All-hands meetings are the highest-leverage culture moment a company has. Done well, they align everyone. Done badly, they waste 50 person-hours and erode trust. Claude accelerates the prep. The judgment about what to say stays human. Here is the workflow.
Most all-hands meetings are status updates that could have been emails. They feel like obligation, not connection. People disengage, multi-task, and leave the meeting having forgotten what was discussed.
The version that works has 3 elements: real updates (not status fluff), space for honest Q&A, and consistent rhythm. AI helps with the prep that makes the first element happen.
I am preparing our [WEEKLY / MONTHLY] all-hands meeting.
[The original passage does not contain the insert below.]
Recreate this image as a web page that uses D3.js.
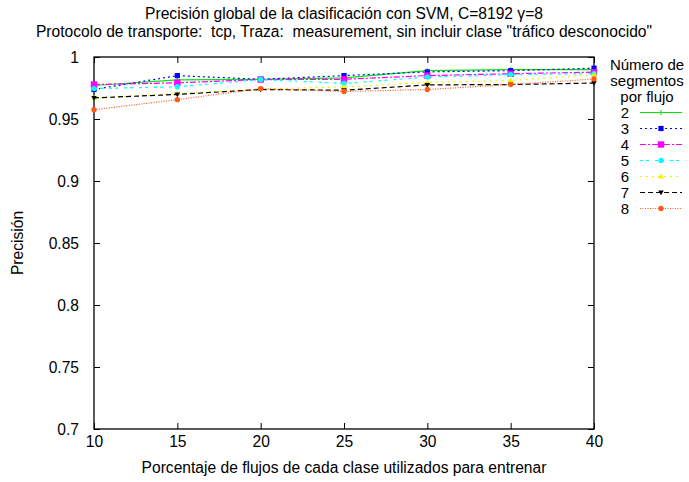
<!DOCTYPE html>
<html>
<head>
<meta charset="utf-8">
<script src="https://cdn.jsdelivr.net/npm/d3@7"></script>
<style>
  html, body { margin: 0; padding: 0; background: #fff; }
  svg { display: block; font-family: "Liberation Sans", Arial, Helvetica, sans-serif; }
  svg text { white-space: pre; }
</style>
</head>
<body>
<svg id="chart" width="689" height="482"></svg>
<script>
// Training percentage per class (x axis)
const porcentajes = [10, 15, 20, 25, 30, 35, 40];

// Segments per flow (one series each)
const segmentos = ["2", "3", "4", "5", "6", "7", "8"];

// Global precision for each number of segments
const prec2 = [0.9770, 0.9815, 0.9820, 0.9832, 0.9890, 0.9898, 0.9898];
const prec3 = [0.9738, 0.9850, 0.9820, 0.9850, 0.9880, 0.9890, 0.9910];
const prec4 = [0.9778, 0.9792, 0.9818, 0.9820, 0.9850, 0.9865, 0.9878];
const prec5 = [0.9745, 0.9760, 0.9818, 0.9787, 0.9838, 0.9858, 0.9866];
const prec6 = [0.9670, 0.9705, 0.9742, 0.9758, 0.9795, 0.9810, 0.9857];
const prec7 = [0.9670, 0.9698, 0.9738, 0.9732, 0.9775, 0.9778, 0.9790];
const prec8 = [0.9575, 0.9656, 0.9745, 0.9722, 0.9738, 0.9778, 0.9822];

const yTicks = [0.7, 0.75, 0.8, 0.85, 0.9, 0.95, 1];
const xTicks = [10, 15, 20, 25, 30, 35, 40];

const titulo1 = "Precisión global de la clasificación con SVM, C=8192 \u03B3=8";
const titulo2 = "Protocolo de transporte:  tcp, Traza:  measurement, sin incluir clase \"tráfico desconocido\"";
const etiquetaX = "Porcentaje de flujos de cada clase utilizados para entrenar";
const etiquetaY = "Precisión";
const leyendaTitulo = ["Número de", "segmentos", "por flujo"];

const valores = [prec2, prec3, prec4, prec5, prec6, prec7, prec8];

// Visual style per series: colour, dash pattern, marker shape
const estilos = [
  { color: "#00e600", dash: null,        marker: "plus" },
  { color: "#0000ff", dash: "2,3",       marker: "square" },
  { color: "#ff00ff", dash: "6,2,2,2",   marker: "squareBig" },
  { color: "#00ffff", dash: "3,3,3,6",   marker: "circle" },
  { color: "#f2f200", dash: "2,4",       marker: "triangle" },
  { color: "#000000", dash: "5,3",       marker: "triDown" },
  { color: "#ff5a14", dash: "1,1.5",     marker: "circle" }
];

const svg = d3.select("#chart");
const margin = { left: 94, right: 95, top: 57, bottom: 53 };
const W = 689, H = 482;

const x = d3.scaleLinear().domain([10, 40]).range([margin.left, W - margin.right]);
const y = d3.scaleLinear().domain([0.7, 1]).range([H - margin.bottom, margin.top]);

const fs = 15.6;
const fsLeg = 15;

// Titles
svg.append("text").attr("x", 344).attr("y", 19).attr("text-anchor", "middle")
  .attr("font-size", fs).text(titulo1);
svg.append("text").attr("x", 344).attr("y", 37).attr("text-anchor", "middle")
  .attr("font-size", fs).text(titulo2);

// Axes with inward ticks, mirrored on the opposite sides
const tickLen = 6;
const fmtY = d => d === 1 ? "1" : String(d);

const gB = svg.append("g").attr("transform", `translate(0,${y(0.7)})`)
  .call(d3.axisBottom(x).tickValues(xTicks).tickSize(-tickLen).tickPadding(7).tickFormat(d3.format("d")));
const gT = svg.append("g").attr("transform", `translate(0,${y(1)})`)
  .call(d3.axisTop(x).tickValues(xTicks).tickSize(-tickLen).tickFormat(""));
const gL = svg.append("g").attr("transform", `translate(${x(10)},0)`)
  .call(d3.axisLeft(y).tickValues(yTicks).tickSize(-tickLen).tickPadding(15).tickFormat(fmtY));
const gR = svg.append("g").attr("transform", `translate(${x(40)},0)`)
  .call(d3.axisRight(y).tickValues(yTicks).tickSize(-tickLen).tickFormat(""));

[gB, gT, gL, gR].forEach(g => {
  g.select(".domain").remove();
  g.selectAll(".tick line").attr("stroke", "#000").attr("stroke-width", 1);
  g.selectAll(".tick text").attr("font-size", fs).attr("font-family", "Liberation Sans, Arial, sans-serif").attr("fill", "#000");
});

// Frame
svg.append("rect")
  .attr("x", x(10)).attr("y", y(1))
  .attr("width", x(40) - x(10)).attr("height", y(0.7) - y(1))
  .attr("fill", "none").attr("stroke", "#000").attr("stroke-width", 1.3);

// Axis labels
svg.append("text").attr("x", (x(10) + x(40)) / 2).attr("y", 473).attr("text-anchor", "middle")
  .attr("font-size", fs).text(etiquetaX);
svg.append("text").attr("transform", `translate(23,${(y(0.7) + y(1)) / 2}) rotate(-90)`)
  .attr("text-anchor", "middle").attr("font-size", fs).text(etiquetaY);

// Marker drawing helper
function drawMarker(g, shape, cx, cy, color) {
  if (shape === "plus") {
    g.append("path").attr("d", `M${cx - 2.5},${cy}H${cx + 2.5}M${cx},${cy - 2.5}V${cy + 2.5}`)
      .attr("stroke", color).attr("stroke-width", 1.1).attr("fill", "none");
  } else if (shape === "square") {
    g.append("rect").attr("x", cx - 2.6).attr("y", cy - 2.6).attr("width", 5.2).attr("height", 5.2).attr("fill", color);
  } else if (shape === "squareBig") {
    g.append("rect").attr("x", cx - 3.2).attr("y", cy - 3.2).attr("width", 6.4).attr("height", 6.4).attr("fill", color);
  } else if (shape === "circle") {
    g.append("circle").attr("cx", cx).attr("cy", cy).attr("r", 2.7).attr("fill", color);
  } else if (shape === "triangle") {
    g.append("path").attr("d", `M${cx},${cy - 3}L${cx + 3},${cy + 2}L${cx - 3},${cy + 2}Z`).attr("fill", color);
  } else if (shape === "triDown") {
    g.append("path").attr("d", `M${cx},${cy + 2.8}L${cx + 2.8},${cy - 2}L${cx - 2.8},${cy - 2}Z`).attr("fill", color);
  }
}

const line = d3.line().x(d => x(d[0])).y(d => y(d[1]));

// Series lines and markers
valores.forEach((serie, i) => {
  const st = estilos[i];
  const pts = porcentajes.map((p, j) => [p, serie[j]]);
  const g = svg.append("g");
  g.append("path").datum(pts).attr("d", line)
    .attr("fill", "none").attr("stroke", st.color).attr("stroke-width", 1.2)
    .attr("stroke-dasharray", st.dash);
  pts.forEach(p => drawMarker(g, st.marker, x(p[0]), y(p[1]), st.color));
});

// Legend
const lgX = 647;
leyendaTitulo.forEach((t, i) => {
  svg.append("text").attr("x", lgX).attr("y", 69.5 + i * 16).attr("text-anchor", "middle")
    .attr("font-size", fsLeg).text(t);
});
segmentos.forEach((s, i) => {
  const ly = 112.5 + i * 16;
  const st = estilos[i];
  svg.append("text").attr("x", 625).attr("y", ly + 5.5).attr("text-anchor", "middle")
    .attr("font-size", fsLeg).text(s);
  const g = svg.append("g");
  g.append("line").attr("x1", 640).attr("x2", 682).attr("y1", ly).attr("y2", ly)
    .attr("stroke", st.color).attr("stroke-width", 1.2).attr("stroke-dasharray", st.dash);
  drawMarker(g, st.marker, 661, ly, st.color);
});
</script>
</body>
</html>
Key company events since last meeting: [PASTE] Key metrics to share: [PASTE] Key decisions made: [PASTE] Key hires or departures: [PASTE] What people on the team are asking about (from slack, 1:1s, gossip): [PASTE] Time available: [60 / 45 / 30 mins] Design the agenda: 1. Open (5 min): one specific thing to make people feel connected 2. Key updates (15 min): the 3-5 things that matter 3. Spotlight on a team or function (10 min): named recognition with specifics 4. Q&A (15-20 min): expected questions + how to address 5. Close (2 min): one specific takeaway For each section, provide: - Specific talking points - The honest answer to the hardest expected Q&A question (do not soften) - What to say if a topic gets too long Voice rules: candid, specific, no corporate jargon. People can tell when leadership is hiding bad news.